Investigation of γ-AlOOH and NiWO4-coated boehmite micro/nanostructure under UV/visible light photocatalysis

A large-scale boehmite (γ-AlOOH) sphere and NiWO 4 -coated boehmite micro/nanostructured materials were synthesized via a facile two-step hydrothermal method with microwave irradiation using a solution phase route. The morphologies and structures of the prepared samples were characterized by scanning electron microscopy, high-resolution transmission electron microscopy (HR-TEM), X-ray diffraction, Fourier transform infrared spectroscopy, and energy-dispersive X-ray spectroscopy, and their optical and photocatalytic properties were also measured.
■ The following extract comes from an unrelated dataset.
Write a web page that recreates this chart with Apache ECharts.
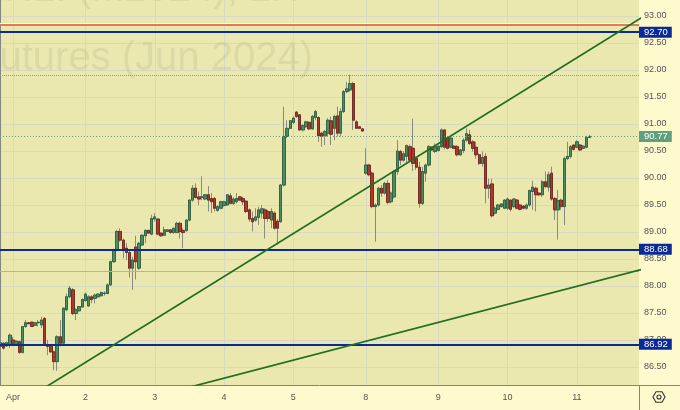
<!DOCTYPE html>
<html><head><meta charset="utf-8">
<script src="https://cdn.jsdelivr.net/npm/echarts@6/dist/echarts.min.js"></script>
<style>html,body{margin:0;padding:0;background:#fffacd}#c{width:680px;height:410px}</style>
</head><body><div id="c"></div><script>
// hourly bars, index 0..187
const open = [
86.88,86.94,86.89,86.91,87.00,86.92,86.97,86.77,87.25,87.32,
87.33,87.27,87.32,87.28,87.40,86.91,86.88,86.78,86.60,87.06,
86.94,87.56,87.80,87.93,87.49,87.54,87.61,87.73,87.63,87.80,
87.77,87.80,87.82,87.86,87.86,88.02,88.45,88.67,89.01,88.85,
88.70,88.62,88.33,88.72,88.33,88.76,88.93,89.03,88.96,89.24,
89.24,88.98,88.94,89.01,89.04,88.99,88.99,89.16,89.03,89.03,
89.22,89.59,89.81,89.65,89.64,89.61,89.69,89.62,89.62,89.40,
89.44,89.49,89.50,89.67,89.53,89.56,89.65,89.62,89.57,89.41,
89.25,89.22,89.27,89.35,89.41,89.38,89.22,89.35,89.20,89.19,
89.87,90.77,90.92,91.03,91.22,91.17,90.89,90.95,91.03,90.91,
91.12,91.12,90.83,90.78,90.83,91.06,90.92,91.15,90.83,91.23,
91.60,91.63,91.75,91.04,90.95,90.91,90.09,90.24,90.09,89.47,
89.50,89.81,89.72,89.90,89.56,89.65,90.12,90.49,90.33,90.40,
90.58,90.55,90.36,90.20,89.53,90.09,90.24,90.57,90.49,90.51,
90.58,90.89,90.74,90.57,90.59,90.58,90.43,90.51,90.70,90.80,
90.67,90.57,90.43,90.27,90.40,89.81,89.89,89.35,89.42,89.47,
89.44,89.44,89.59,89.47,89.59,89.50,89.48,89.44,89.50,89.75,
89.81,89.72,89.69,89.93,89.83,90.09,89.62,89.41,89.59,89.47,
90.36,90.40,90.61,90.57,90.61,90.55,90.57,90.75];
const close = [
86.95,86.85,86.95,87.09,86.92,86.98,86.77,87.25,87.32,87.30,
87.25,87.32,87.33,87.37,86.91,86.88,86.78,86.60,87.06,86.94,
87.59,87.80,87.96,87.49,87.56,87.62,87.75,87.85,87.80,87.75,
87.83,87.85,87.88,87.87,88.02,88.45,88.67,89.01,88.85,88.68,
88.62,88.33,88.48,88.45,88.79,88.94,89.03,88.98,89.25,89.28,
88.96,88.93,89.04,89.04,88.99,89.07,89.16,89.01,88.99,89.22,
89.59,89.81,89.64,89.61,89.65,89.69,89.59,89.56,89.44,89.47,
89.56,89.56,89.69,89.53,89.61,89.62,89.59,89.56,89.38,89.24,
89.19,89.28,89.41,89.43,89.25,89.25,89.38,89.07,89.07,89.87,
90.77,90.92,91.06,91.11,91.14,90.89,90.97,91.04,90.91,91.14,
91.23,90.78,90.77,90.86,91.07,90.81,91.14,90.83,91.23,91.60,
91.65,91.75,91.07,90.92,90.92,90.87,90.24,90.06,89.47,89.50,
89.81,89.72,89.90,89.55,89.72,90.12,90.50,90.33,90.45,90.60,
90.33,90.27,90.20,89.53,90.12,90.24,90.58,90.52,90.58,90.59,
90.89,90.57,90.55,90.74,90.55,90.43,90.52,90.70,90.82,90.64,
90.55,90.43,90.27,90.38,89.81,89.87,89.30,89.44,89.50,89.52,
89.59,89.61,89.42,89.61,89.44,89.42,89.44,89.50,89.77,89.83,
89.69,89.69,89.93,89.84,90.06,89.61,89.41,89.58,89.47,90.36,
90.40,90.58,90.53,90.67,90.52,90.59,90.75,90.77];
const low = [
86.85,86.82,86.87,86.85,86.90,86.90,86.74,86.75,87.22,87.29,
87.24,87.26,87.25,87.22,86.89,86.72,86.77,86.44,86.43,86.88,
86.92,87.53,87.77,87.46,87.37,87.53,87.60,87.71,87.62,87.68,
87.68,87.79,87.80,87.82,87.85,88.00,88.43,88.64,88.82,88.51,
88.48,88.16,87.93,88.12,88.30,88.74,88.79,88.96,88.94,89.19,
88.94,88.91,88.93,89.00,88.97,88.97,88.98,88.88,88.70,89.00,
89.20,89.56,89.62,89.50,89.59,89.59,89.38,89.35,89.38,89.38,
89.42,89.47,89.48,89.51,89.50,89.53,89.58,89.50,89.35,89.19,
89.01,89.19,89.13,89.25,88.88,89.19,89.07,89.04,88.76,89.17,
89.84,90.74,90.90,91.00,91.11,90.87,90.86,90.93,90.89,90.89,
91.07,90.67,90.58,90.61,90.77,90.61,90.70,90.77,90.77,91.20,
91.57,91.60,90.89,90.91,90.91,90.86,90.06,90.03,89.44,88.82,
89.47,89.65,89.69,89.51,89.53,89.62,90.06,90.24,90.30,90.28,
90.30,90.13,90.15,89.45,89.50,89.93,90.21,90.50,90.46,90.49,
90.55,90.53,90.53,90.55,90.53,90.40,90.41,90.46,90.67,90.61,
90.49,90.36,90.24,90.21,89.53,89.62,89.27,89.32,89.40,89.45,
89.42,89.41,89.38,89.45,89.42,89.40,89.42,89.41,89.47,89.41,
89.38,89.67,89.65,89.81,89.75,89.58,89.22,88.86,89.41,89.13,
90.33,90.36,90.51,90.55,90.50,90.53,90.55,90.74];
const high = [
86.97,86.96,86.97,87.12,87.06,87.00,86.99,87.26,87.37,87.33,
87.34,87.33,87.37,87.43,87.42,87.00,86.90,86.80,87.09,87.37,
87.60,87.86,88.00,87.96,87.59,87.63,87.77,87.88,87.83,87.83,
87.86,87.87,87.90,87.90,88.05,88.47,88.69,89.04,89.07,88.88,
88.79,88.67,88.54,88.93,88.82,88.96,89.05,89.04,89.32,89.35,
89.25,88.99,89.10,89.05,89.05,89.08,89.19,89.19,89.07,89.24,
89.61,89.87,89.90,89.75,90.03,89.70,89.85,89.72,89.65,89.50,
89.58,89.58,89.70,89.72,89.65,89.72,89.67,89.65,89.59,89.44,
89.38,89.44,89.47,89.50,89.44,89.41,89.44,89.38,89.24,89.89,
91.32,91.07,91.07,91.14,91.24,91.18,91.00,91.06,91.05,91.17,
91.26,91.14,90.86,90.89,91.11,91.14,91.17,91.32,91.29,91.63,
91.78,91.91,91.78,91.07,90.96,90.92,90.55,90.26,90.12,89.53,
89.84,89.87,89.93,89.96,89.75,90.15,90.70,90.52,90.50,90.62,
90.62,91.10,90.40,90.30,90.21,90.27,90.61,90.58,90.64,90.61,
90.92,90.90,90.76,90.75,90.61,90.61,90.53,90.74,90.92,90.89,
90.70,90.67,90.46,90.49,90.46,89.99,89.99,89.47,89.52,89.53,
89.61,89.64,89.61,89.62,89.61,89.52,89.50,89.53,89.78,89.95,
89.84,89.73,89.96,90.12,90.12,90.21,89.65,89.78,89.62,90.40,
90.67,90.61,90.63,90.70,90.63,90.61,90.78,90.80];

// x-axis: first bar index of each day, and its label
const dayStart  = [4, 27, 49, 71, 93, 116, 139, 161, 183];
const dayLabels = ['Apr', '2', '3', '4', '5', '8', '9', '10', '11'];
// y-axis tick labels
const yTicks = [86.5, 87, 87.5, 88, 88.5, 89, 89.5, 90, 90.5, 91, 91.5, 92, 92.5, 93];
// drawn levels
const blueLevels = [92.70, 88.68, 86.92];
const redLevel = 92.83;
const greenThinLevel = 88.28;
const highLevel = 91.91;
const lastPrice = 90.77;
// trend lines: [bar index, price] anchors
const trendUpper = [[10, 85.97], [205, 93.02]];
const trendLower = [[55, 86.05], [205, 88.33]];

const wickData = open.map((o, i) => [i, o, close[i], low[i], high[i]]);
const bodyData = open.map((o, i) => [i, o, close[i], Math.min(o, close[i]), Math.max(o, close[i])]);

const FONT = 'Liberation Sans';
const tag = (bg) => ({
  show: true, position: 'end', distance: 0,
  formatter: p => Number(p.value).toFixed(2),
  color: '#fff', backgroundColor: bg, fontSize: 9.5, fontFamily: FONT,
  padding: [1, 4, 0, 5], lineHeight: 10, verticalAlign: 'middle'
});
const noLabel = { show: false };

const markData = [];
markData.push({ yAxis: 92.87, lineStyle: { color: '#fffde6', width: 1, type: 'solid' }, label: noLabel });
markData.push({ yAxis: redLevel, lineStyle: { color: '#e07a5c', width: 2, type: 'solid' }, label: noLabel });
markData.push({ yAxis: highLevel, lineStyle: { color: '#9a9a84', width: 1, type: [1, 1] }, label: noLabel });
markData.push({ yAxis: greenThinLevel, lineStyle: { color: '#78d888', width: 1.2, type: 'solid' }, label: noLabel });
markData.push({ yAxis: lastPrice, lineStyle: { color: '#5fa17f', width: 1, type: [1, 2] }, label: tag('#5fa17f') });
blueLevels.forEach(v => markData.push({ yAxis: v, lineStyle: { color: '#0a2a96', width: 2, type: 'solid' }, label: tag('#0a2a96') }));

const chart = echarts.init(document.getElementById('c'), null, { renderer: 'canvas' });
chart.setOption({
  animation: false,
  backgroundColor: '#fffacd',
  grid: { left: 0, right: 41, top: 0, bottom: 25, show: true, backgroundColor: '#ebe8af', borderWidth: 0 },
  xAxis: {
    type: 'value', min: -0.127, max: 202.73,
    axisLine: { show: true, onZero: false, lineStyle: { color: '#85857d', width: 1 } },
    axisTick: { show: false, customValues: dayStart },
    axisLabel: { customValues: dayStart, formatter: v => dayLabels[dayStart.indexOf(v)], color: '#555', fontSize: 9, fontFamily: FONT, margin: 8 },
    splitLine: { show: true, lineStyle: { color: '#d9d8c3', width: 1 } }
  },
  yAxis: {
    type: 'value', position: 'right', min: 86.1667, max: 93.2963, scale: true,
    axisLine: { show: true, lineStyle: { color: '#85857d', width: 1 } },
    axisTick: { show: false, customValues: yTicks },
    axisLabel: { customValues: yTicks, formatter: v => v.toFixed(2), color: '#555', fontSize: 9, fontFamily: FONT, margin: 5 },
    splitLine: { show: true, lineStyle: { color: '#d9d8c3', width: 1 } }
  },
  graphic: [
    { type: 'text', z: 1, silent: true, style: { text: 'Brent Crude Oil Futures (Jun 2024)', x: 313, y: 59, textAlign: 'right', textVerticalAlign: 'middle', font: '40px "Liberation Sans"', fill: 'rgba(150,150,115,0.18)' } },
    { type: 'text', z: 1, silent: true, style: { text: 'BRN1! (M2024), 1H', x: 300, y: -10, textAlign: 'right', textVerticalAlign: 'middle', font: '40px "Liberation Sans"', fill: 'rgba(150,150,115,0.18)' } },
    { type: 'line', z: 5, silent: true, shape: { x1: 639, y1: 385.5, x2: 680, y2: 385.5 }, style: { stroke: '#85857d', lineWidth: 1 } },
    { type: 'line', z: 5, silent: true, shape: { x1: 639.5, y1: 385, x2: 639.5, y2: 410 }, style: { stroke: '#85857d', lineWidth: 1 } },
    { type: 'polygon', z: 5, silent: true, shape: { points: [[653, 397], [656, 391.8], [662, 391.8], [665, 397], [662, 402.2], [656, 402.2]] }, style: { fill: 'none', stroke: '#333', lineWidth: 1.1 } },
    { type: 'circle', z: 5, silent: true, shape: { cx: 659, cy: 397, r: 2 }, style: { fill: 'none', stroke: '#333', lineWidth: 1.1 } }
  ],
  series: [
    {
      type: 'candlestick', data: wickData, encode: { x: 0, y: [1, 2, 3, 4] }, barWidth: 2.9, z: 2, silent: true,
      itemStyle: { color: 'transparent', color0: 'transparent', borderColor: '#8a8a80', borderColor0: '#8a8a80', borderWidth: 1 }
    },
    {
      type: 'candlestick', data: bodyData, encode: { x: 0, y: [1, 2, 3, 4] }, barWidth: 2.9, z: 3, silent: true,
      itemStyle: { color: '#47905f', color0: '#b0362c', borderColor: '#2b5a3b', borderColor0: '#6a2218', borderWidth: 0.8 }
    },
    {
      type: 'line', data: trendUpper, symbol: 'none', z: 5, silent: true, clip: true,
      lineStyle: { color: '#1f6e22', width: 1.7 },
      markLine: { silent: true, symbol: 'none', animation: false, data: markData }
    },
    { type: 'line', data: trendLower, symbol: 'none', z: 5, silent: true, clip: true, lineStyle: { color: '#1f6e22', width: 1.7 } }
  ]
});
</script></body></html>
The samples boehmite, AN1 and AN2 (different concentrations by NiWO 4 ) were evaluated under UV/visible-light irradiation, and the AN1 sample showed intense (92.6%) degradation of methyl blue dye of the three samples. This enhancement was explained reasonably by HR-TEM evaluated surface-coated core–shell structured γ-AlOOH@NiWO 4 shell width was about 10–15 nm and the core–shell size 120 nm. From the optical analysis, the core–shell heteronanostructure new energy level was attributed to the synergistic effect between NiWO 4 and boehmite. In particular, a down-conversion luminescence process at the 450 nm excited energy optimization of redox for the efficient photogeneration of electron–hole pairs. Additionally, trapping measurement showed that O 2 · − and OH· species generated in the photocatalytic process played a key role in the degradation reaction. Based on these findings, this approach may offer a new strategy for the fabrication of surface-controlled spheres of core/shell structure-based photocatalysts with enhanced efficiency for environmental remediation applications.